You wake up and make your lunch. Hide your lunch on the back porch so the kid doesn’t grab it by mistake. He once took your lunch shortly after you entered his life four years ago. It was a terrible surprise for him. At school that day, he opened it to find a salad, instead of the food circus his mom packs. Crustless sandwich. Gummy bears. Goldfish. Juice box.
He stormed home that day, and slammed the disappointment on the kitchen table. He pointed to the withered salad. He scolded his mother—not you—for the mistake. She was the parent. She should know better. It wasn’t your fault, he reassured you. You don’t know any better. He was ten years old.
Come home from work to find the kid with his posse of friends playing video games. Ever since he became a teen, he travels in a pack. He asks if you will order them a pizza.
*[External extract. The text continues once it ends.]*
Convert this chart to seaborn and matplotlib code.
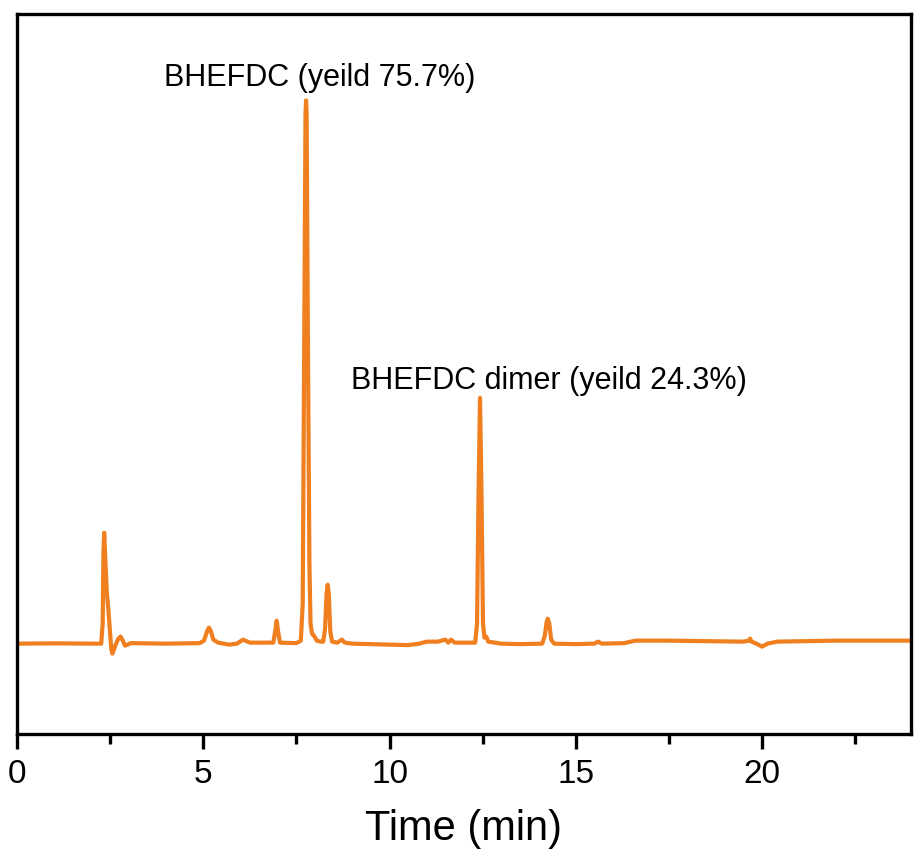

Since it’s you, and not his mom, he asks politely. If it was his mom, he would demand. She would refuse. He would yell. She would prepare a plateful
of healthy snacks for the kids, with a sleeve of crackers and some cheese sticks to shut them up.
You order the pizza.
Your spouse comes home from work. Frowns at pizza box. Recounts an argument she had that day over a kid-related topic with her ex, the kid’s dad. You listen quietly and nod in agreement with her, even though you agree with her ex on this dispute. In the past, you have vocalized your support of the ex’s view. This is always a mistake.
You like the ex. He’s a nice guy. You’re very happy that the marriage didn’t work out, but glad that they were once in love. You think for a moment of what their life was like when they were happy. You’ve heard stories. Then you think of them having sex. This is always a mistake.
You sulk. She knows intuitively of the disturbing picture you just painted in your mind. She rolls her eyes and shakes her head. She thinks you’re hopeless, but she refuses to give up on you.
The kid’s posse goes home and you take him to the theater for the opening night of a superhero movie. He insists on seeing the movies in this franchise the night they open. He insists you accompany him.
You have seen every movie in the franchise. You think these movies are inane and lack character development. You think the writers are lazy, craven, and care only about making money.
The kid knows your thoughts on this subject. But he still makes you see them. “It’s important you see all of them so that you understand the entire series,” he tells you. It’s not important. You suspect that he just likes that you make this effort for him.
You go to the snack counter. The kid gets every snack forbidden by his mom. The friendly cashier chuckles at the bounty, winks at me, and says, “You’ve got a nice mom.” The kid nods. Neither of you correct the cashier.
You and the kid look alike. He’s often mistaken for your son. You love that he never gets rattled by the mistake. You like that he seems as tickled by that ridiculous notion as you are.
As you walk into the theater, you ask if Batman is a character in this franchise. You say this before every movie to irritate the kid. He rolls his eyes and shakes his head. He thinks you’re hopeless, but he refuses to give up on you.